31/10/2014
Le mariage de M. Weissmann d'après Karine Tull
5, rue La Bruyère
75009 PARIS
(M° St-Georges)
Loc. 01 48 74 76 99
Pl. 24 & 28€
- de 26 ans : 10€
(mardi, mercredi, jeudi selon disponibilité)
À 19 heures du mardi au samedi
Adaptation et mise en scène : Salomé Lelouche
avec Jacques Bourgaux, Mikael Chirinian, Bertrand Combe
Autant le dire d’emblée, c’est un spectacle vif, bref et formidable. De quoi s’agit-il ? Saül Weissmann découvre, à 70 ans, alors qu’il souhaite se marier religieusement, pour complaire à Simone, qu’il n’est pas le juif qu’il a toujours cru être.
Cela ne serait que de peu d’effet si ce n’était toute une culture, toute une vie et sa façon d’être qui n’étaient ainsi remis en cause.
Trois hommes en scène qui sont parfois le même homme et ses consciences (la goy et la juive), ces deux parts de lui-même qui se disputent sa pensée, comme autant de Jiminy Cricket d’un Pinocchio vieillissant, un peu maladroit, si perdu, si humain et très touchant.
D’interrogations personnelles en aventures, de consultations diverses en heureux événements, le discours prendra forme et le propos final ne peut être dévoilé sous peine de nuire au plaisir du spectateur futur.
Tout au long de cette adaptation très fine du roman de Karine Tuil publié chez Grasset (« Interdit »), très écrite et dialoguée avec talent, mise en scène également, avec légèreté et non sans adresse par Salomé Lelouch, nous sommes amenés à nous poser la question de ce que nous sommes au fond de nous-mêmes. L’homme est-il une construction, ou simplement, suivant la formule attribuée à Malraux « un misérable petit tas de secrets » ?
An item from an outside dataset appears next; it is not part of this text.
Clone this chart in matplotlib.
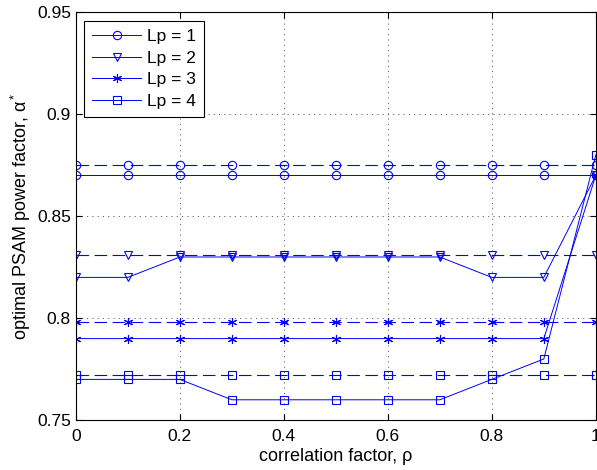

Il ne semble pas que M. Weissmann ait beaucoup de secrets, c’est un homme simple et transparent, avec ses faiblesses égoïstes, ses cruautés (le portrait de Simone n’est pas sans évoquer la Félicie de Fernandel), ses craintes parfois fondées et ses espoirs timides, mais ses réflexions parfois à l’emporte-pièce ne sont ni sans profondeur, ni sans résonance.
C’est un plaisir vraiment que cet humour très juif, si particulier, tourné vers l’autodérision, comme souvent l’est l’humour des opprimés, qui trouvent chez leurs bourreaux, ou dans leurs propres tourments une source inextinguible de moqueries, ce qui fait de cet esprit la politesse du désespoir.
Ce qui se pose au fond est la question de l’identité de l’homme : qu’est ce qui nous construit, qu’est ce qui nous conduit, qu’est ce qui nous fait peur : nous même ou les autres ?
Jacques Bourgaux, Mikaël Chirinian et Bertrand Combe nous entrainent avec vivacité dans le petit monde de M. Weissmann et nous ne pouvons que vous inviter à les y rejoindre, pour 55 minutes de bonheurs et d’intelligence partagés.
C’est au théâtre La Bruyère à 19 heures, du mardi au samedi.